FDA Ingvestigating Norovirus Outbreaks FDA Ingvestigating Norovirus Outbreaks
U.S. Food and Drug Administration
The U.S. Food and Drug Administration (FDA) is currently working with five states and the Centers for Disease Control and Prevention to investigate an outbreak of norovirus which has been associated with raw, frozen oysters on the half shell from South Korea. Eight individuals have been confirmed as becoming ill as a result of consuming the raw oysters at a private event in Woodburn, Oregon. On December 8, FDA testing of oysters from the same production lot showed positive results for norovirus.
Symptoms of illness associated with norovirus include nausea, vomiting, diarrhea, and stomach cramping. Individuals often experience low-grade fever, chills, headache, muscle aches, and a general sense of tiredness. Most people show symptoms within 48 hours of exposure to the virus. The illness typically lasts one to two days.

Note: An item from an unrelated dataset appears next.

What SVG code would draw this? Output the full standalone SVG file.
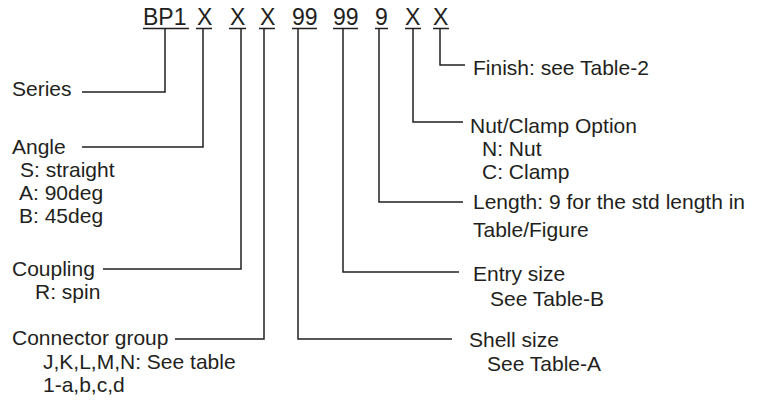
<svg xmlns="http://www.w3.org/2000/svg" width="760" height="400" viewBox="0 0 760 400">
  <style>
    text { font-family: "Liberation Sans", Arial, Helvetica, sans-serif; fill: #231f20; }
    .hd { font-size: 23px; }
    .lb { font-size: 21px; }
    .ul { stroke: #231f20; stroke-width: 1.3; fill: none; }
    .cn { stroke: #231f20; stroke-width: 1.5; fill: none; }
  </style>
  <rect width="760" height="400" fill="#ffffff"/>

  <g id="code">
    <text class="hd" x="143" y="25">BP1</text>
    <text class="hd" x="197" y="25">X</text>
    <text class="hd" x="230" y="25">X</text>
    <text class="hd" x="260" y="25">X</text>
    <text class="hd" x="292" y="25">99</text>
    <text class="hd" x="333" y="25">99</text>
    <text class="hd" x="375" y="25">9</text>
    <text class="hd" x="405" y="25">X</text>
    <text class="hd" x="433" y="25">X</text>
    <path class="ul" d="M143 28.5H189 M196 28.5H212 M229 28.5H246 M259 28.5H275 M292 28.5H317 M333 28.5H358 M375 28.5H388 M405 28.5H421 M433 28.5H449"/>
  </g>

  <g id="connectors">
    <polyline class="cn" points="165,28 165,92 82,92"/>
    <polyline class="cn" points="203,28 203,147 82,147"/>
    <polyline class="cn" points="241,28 241,269 103,269"/>
    <polyline class="cn" points="264,28 264,339 175,339"/>
    <polyline class="cn" points="298,28 298,339 452,339"/>
    <polyline class="cn" points="343,28 343,272 459,272"/>
    <polyline class="cn" points="379,28 379,202 463,202"/>
    <polyline class="cn" points="413,28 413,122 463,122"/>
    <polyline class="cn" points="440,28 440,65 465,65"/>
  </g>

  <g id="series">
    <text class="lb" x="12" y="96">Series</text>
  </g>
  <g id="angle">
    <text class="lb" x="12" y="154">Angle</text>
    <text class="lb" x="20" y="177">S: straight</text>
    <text class="lb" x="19" y="200">A: 90deg</text>
    <text class="lb" x="19" y="223">B: 45deg</text>
  </g>
  <g id="coupling">
    <text class="lb" x="12" y="276">Coupling</text>
    <text class="lb" x="35" y="299">R: spin</text>
  </g>
  <g id="connector-group">
    <text class="lb" x="12" y="345">Connector group</text>
    <text class="lb" x="43" y="369">J,K,L,M,N: See table</text>
    <text class="lb" x="43" y="392">1-a,b,c,d</text>
  </g>
  <g id="finish">
    <text class="lb" x="473" y="75">Finish: see Table-2</text>
  </g>
  <g id="nut-clamp">
    <text class="lb" x="470" y="133">Nut/Clamp Option</text>
    <text class="lb" x="482" y="156">N: Nut</text>
    <text class="lb" x="482" y="179">C: Clamp</text>
  </g>
  <g id="length">
    <text class="lb" x="473" y="209">Length: 9 for the std length in</text>
    <text class="lb" x="473" y="237">Table/Figure</text>
  </g>
  <g id="entry-size">
    <text class="lb" x="473" y="281">Entry size</text>
    <text class="lb" x="490" y="306">See Table-B</text>
  </g>
  <g id="shell-size">
    <text class="lb" x="469" y="347">Shell size</text>
    <text class="lb" x="487" y="371">See Table-A</text>
  </g>
</svg>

The implicated oysters have been identified as part of lot No. 6098 from the Central Fisheries Company in South Korea and imported by Fortuna Sea Products, Inc. of California. From Fortuna Sea Products, Inc., the frozen oysters were distributed to proprietors in Texas, Colorado, Nevada, California, and Oregon.
On November 27, 2006, Fortuna Sea Products, Inc. initiated a recall of the 1,100 cases that comprised the affected lot. Consumers in Texas, Colorado, Nevada, California, and Oregon who ate oyster products between mid-October and early December and who experienced symptoms of norovirus are encouraged to contact their local health department. Consumers in possession of frozen oysters on the half shell purchased during this period should contact their retailer to determine if the oysters are from the affected lot of South Korean oysters and need to be returned.